● **INFORMATION SHOWN**:
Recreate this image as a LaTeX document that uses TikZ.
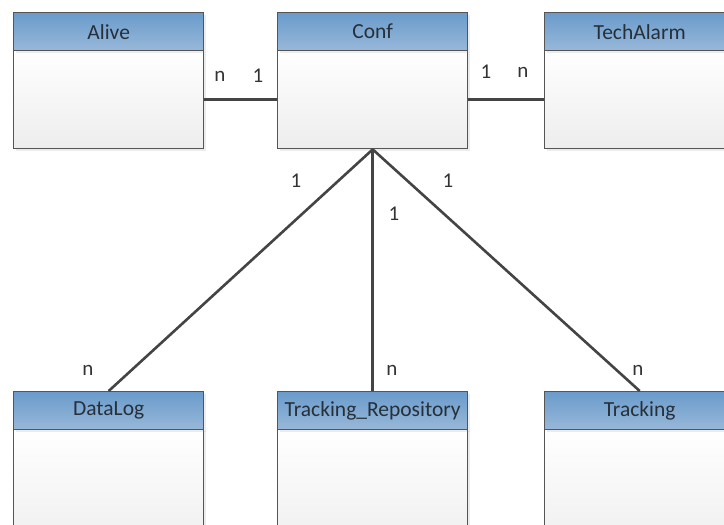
\documentclass[tikz,border=0pt]{standalone}
\usepackage{fontspec}
\setmainfont{Carlito}
\usetikzlibrary{shadows}

\definecolor{boxline}{HTML}{555555}
\definecolor{hdtop}{HTML}{6A9BCB}
\definecolor{hdbot}{HTML}{98B8D9}
\definecolor{bodybot}{HTML}{EDEDED}
\definecolor{hdtext}{HTML}{26303A}
\definecolor{linkcol}{HTML}{444444}
\definecolor{multcol}{HTML}{333333}

\tikzset{
  classhead/.style={draw=boxline, line width=1.4pt, top color=hdtop, bottom color=hdbot,
    minimum width=190pt, minimum height=38pt, inner sep=0pt, anchor=north west,
    text=hdtext, font=\fontsize{21.5}{25}\selectfont,
    drop shadow={shadow xshift=2pt, shadow yshift=-2pt, opacity=0.15}},
  classbody/.style={draw=boxline, line width=1.4pt, top color=white, bottom color=bodybot,
    minimum width=190pt, inner sep=0pt, anchor=north west,
    drop shadow={shadow xshift=2pt, shadow yshift=-2pt, opacity=0.15}},
  link/.style={draw=linkcol, line width=2.6pt},
  mult/.style={text=multcol, font=\fontsize{21}{25}\selectfont, inner sep=0pt}
}

\begin{document}
\begin{tikzpicture}[x=1pt, y=-1pt]
  \useasboundingbox (0,0) rectangle (724,525);
  \fill[white] (0,0) rectangle (724,525);
  \clip (0,0) rectangle (724,525);

  % top row: bodies first, headers on top
  \node[classbody, minimum height=98pt] (aliveB) at (13,50) {};
  \node[classhead] (alive) at (13,12) {Alive};
  \node[classbody, minimum height=98pt] (confB) at (277,50) {};
  \node[classhead] (conf) at (277,12) {Conf};
  \node[classbody, minimum height=98pt] (techB) at (544,50) {};
  \node[classhead] (tech) at (544,12) {TechAlarm};

  % bottom row (bodies run past the lower edge)
  \node[classbody, minimum height=130pt] (dataB) at (13,428) {};
  \node[classhead] (datalog) at (13,391) {DataLog};
  \node[classbody, minimum height=130pt] (repoB) at (277,428) {};
  \node[classhead] (repo) at (277,391) {Tracking\_Repository};
  \node[classbody, minimum height=130pt] (trackB) at (544,428) {};
  \node[classhead] (track) at (544,391) {Tracking};

  % associations
  \draw[link] (aliveB.east) -- (confB.west);
  \draw[link] (confB.east) -- (techB.west);
  \draw[link] (confB.south) -- (datalog.north);
  \draw[link] (confB.south) -- (repo.north);
  \draw[link] (confB.south) -- (track.north);

  % multiplicities
  \node[mult] (m1) at (220,76) {n};
  \node[mult] (m2) at (258,76) {1};
  \node[mult] (m3) at (486,72) {1};
  \node[mult] (m4) at (523,72) {n};
  \node[mult] (m5) at (296,181) {1};
  \node[mult] (m6) at (394,214) {1};
  \node[mult] (m7) at (448,181) {1};
  \node[mult] (m8) at (88,370) {n};
  \node[mult] (m9) at (392,370) {n};
  \node[mult] (m10) at (638,370) {n};
\end{tikzpicture}
\end{document}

● **SET PROBLEM**: Could the lines from the top of the material through the line with "(confB.south) -- (track.north);" be repeated exactly, pictures left out?

● **CORRECT ANSWER**:
Recreate this image as a LaTeX document that uses TikZ.
\documentclass[tikz,border=0pt]{standalone}
\usepackage{fontspec}
\setmainfont{Carlito}
\usetikzlibrary{shadows}

\definecolor{boxline}{HTML}{555555}
\definecolor{hdtop}{HTML}{6A9BCB}
\definecolor{hdbot}{HTML}{98B8D9}
\definecolor{bodybot}{HTML}{EDEDED}
\definecolor{hdtext}{HTML}{26303A}
\definecolor{linkcol}{HTML}{444444}
\definecolor{multcol}{HTML}{333333}

\tikzset{
  classhead/.style={draw=boxline, line width=1.4pt, top color=hdtop, bottom color=hdbot,
    minimum width=190pt, minimum height=38pt, inner sep=0pt, anchor=north west,
    text=hdtext, font=\fontsize{21.5}{25}\selectfont,
    drop shadow={shadow xshift=2pt, shadow yshift=-2pt, opacity=0.15}},
  classbody/.style={draw=boxline, line width=1.4pt, top color=white, bottom color=bodybot,
    minimum width=190pt, inner sep=0pt, anchor=north west,
    drop shadow={shadow xshift=2pt, shadow yshift=-2pt, opacity=0.15}},
  link/.style={draw=linkcol, line width=2.6pt},
  mult/.style={text=multcol, font=\fontsize{21}{25}\selectfont, inner sep=0pt}
}

\begin{document}
\begin{tikzpicture}[x=1pt, y=-1pt]
  \useasboundingbox (0,0) rectangle (724,525);
  \fill[white] (0,0) rectangle (724,525);
  \clip (0,0) rectangle (724,525);

  % top row: bodies first, headers on top
  \node[classbody, minimum height=98pt] (aliveB) at (13,50) {};
  \node[classhead] (alive) at (13,12) {Alive};
  \node[classbody, minimum height=98pt] (confB) at (277,50) {};
  \node[classhead] (conf) at (277,12) {Conf};
  \node[classbody, minimum height=98pt] (techB) at (544,50) {};
  \node[classhead] (tech) at (544,12) {TechAlarm};

  % bottom row (bodies run past the lower edge)
  \node[classbody, minimum height=130pt] (dataB) at (13,428) {};
  \node[classhead] (datalog) at (13,391) {DataLog};
  \node[classbody, minimum height=130pt] (repoB) at (277,428) {};
  \node[classhead] (repo) at (277,391) {Tracking\_Repository};
  \node[classbody, minimum height=130pt] (trackB) at (544,428) {};
  \node[classhead] (track) at (544,391) {Tracking};

  % associations
  \draw[link] (aliveB.east) -- (confB.west);
  \draw[link] (confB.east) -- (techB.west);
  \draw[link] (confB.south) -- (datalog.north);
  \draw[link] (confB.south) -- (repo.north);
  \draw[link] (confB.south) -- (track.north);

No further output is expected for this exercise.